■ WRITTEN EXERCISE ■
Copy every line from the data below in which the string "this" can be found.

■ INPUT DATA ■
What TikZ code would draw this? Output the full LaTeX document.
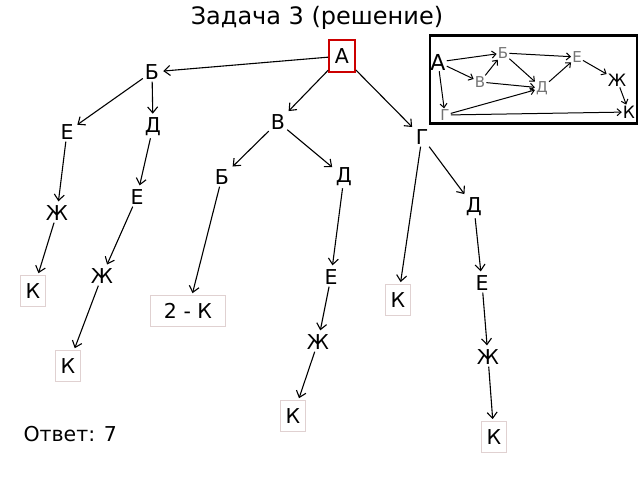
\documentclass[tikz,border=0pt]{standalone}
\usepackage{fontspec}
\setmainfont{DejaVu Sans}
\usetikzlibrary{arrows.meta}

\begin{document}
\begin{tikzpicture}[x=1pt, y=-1pt,
        font=\fontsize{20.5}{24}\selectfont,
        v/.style={inner sep=2pt},
        leaf/.style={draw=red!20!gray!30, line width=0.8pt,
                     minimum width=25pt, minimum height=31pt, inner sep=3pt},
        arr/.style={-{Straight Barb[length=6pt,width=10pt]}, line width=1.1pt,
                    shorten >=2pt},
        mv/.style={inner sep=1pt, text=black!55, font=\fontsize{15}{17}\selectfont},
        marr/.style={-{Straight Barb[length=4pt,width=7pt]}, line width=1pt}
      ]
        \useasboundingbox (0,0) rectangle (640,480);

        \node[font=\fontsize{24}{28}\selectfont] (title) at (317,18)
          {Задача 3 (решение)};

        % tree
        \node[draw=red!80!black, line width=1.8pt, minimum width=26pt,
              minimum height=32pt, inner sep=2pt] (a) at (342,56) {А};
        \node[v] (b1) at (152,72) {Б};
        \node[v] (e1) at (67,132) {Е};
        \node[v] (d1) at (153,127) {Д};
        \node[v] (v1) at (278,122) {В};
        \node[v] (g1) at (422,137) {Г};
        \node[v] (zh1) at (57,213) {Ж};
        \node[v] (e2) at (137,197) {Е};
        \node[v] (b2) at (222,177) {Б};
        \node[v] (d2) at (344,177) {Д};
        \node[v] (d3) at (474,207) {Д};
        \node[leaf] (k1) at (33,291) {К};
        \node[v] (zh2) at (102,276) {Ж};
        \node[v] (e3) at (331,277) {Е};
        \node[leaf, minimum width=75pt] (k2) at (188,311) {2 - К};
        \node[leaf] (k3) at (398,300) {К};
        \node[v] (e4) at (482,283) {Е};
        \node[v] (zh3) at (318,342) {Ж};
        \node[v] (zh4) at (488,357) {Ж};
        \node[leaf] (k4) at (68,366) {К};
        \node[leaf] (k5) at (293,416) {К};
        \node[leaf] (k6) at (494,437) {К};

        \draw[arr] (a) -- (b1);
        \draw[arr] (a) -- (v1);
        \draw[arr] (a) -- (g1);
        \draw[arr] (b1) -- (e1);
        \draw[arr] (b1) -- (d1);
        \draw[arr] (e1) -- (zh1);
        \draw[arr] (zh1) -- (k1);
        \draw[arr] (d1) -- (e2);
        \draw[arr] (e2) -- (zh2);
        \draw[arr] (zh2) -- (k4);
        \draw[arr] (v1) -- (b2);
        \draw[arr] (v1) -- (d2);
        \draw[arr] (b2) -- (k2);
        \draw[arr] (d2) -- (e3);
        \draw[arr] (e3) -- (zh3);
        \draw[arr] (zh3) -- (k5);
        \draw[arr] (g1) -- (k3);
        \draw[arr] (g1) -- (d3);
        \draw[arr] (d3) -- (e4);
        \draw[arr] (e4) -- (zh4);
        \draw[arr] (zh4) -- (k6);

        \node[anchor=west] (ans) at (20,434) {Ответ: 7};

        % small graph
        \node[draw, line width=2.2pt, minimum width=207pt, minimum height=88pt,
              inner sep=0pt] (frame) at (533.5,79.5) {};
        \node[inner sep=1pt, font=\fontsize{22}{24}\selectfont] (ma) at (438,62) {А};
        \node[mv] (mb) at (503,53) {Б};
        \node[mv] (mv) at (480,82) {В};
        \node[mv] (mg) at (445,115) {Г};
        \node[mv] (md) at (542,88) {Д};
        \node[mv] (me) at (577,57) {Е};
        \node[inner sep=1pt, font=\fontsize{17}{19}\selectfont] (mzh) at (617,80) {Ж};
        \node[inner sep=1pt, font=\fontsize{17}{19}\selectfont] (mk) at (629,112) {К};

        \draw[marr] (ma) -- (mb);
        \draw[marr] (ma) -- (mv);
        \draw[marr] (mv) -- (mb);
        \draw[marr] (ma) -- (mg);
        \draw[marr] (mb) -- (md);
        \draw[marr] (mb) -- (me);
        \draw[marr] (mv) -- (md);
        \draw[marr] (md) -- (me);
        \draw[marr] (me) -- (mzh);
        \draw[marr] (mzh) -- (mk);
        \draw[marr] (mg) -- (md);
        \draw[marr] (mg) -- (mk);
      \end{tikzpicture}
\end{document}
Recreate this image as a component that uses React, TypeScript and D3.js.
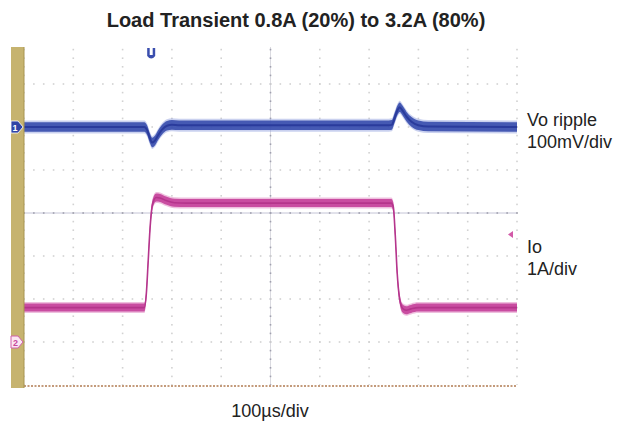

■ EXERCISE RESPONSE ■
What TikZ code would draw this? Output the full LaTeX document.
Recreate this image as a component that uses React, TypeScript and D3.js.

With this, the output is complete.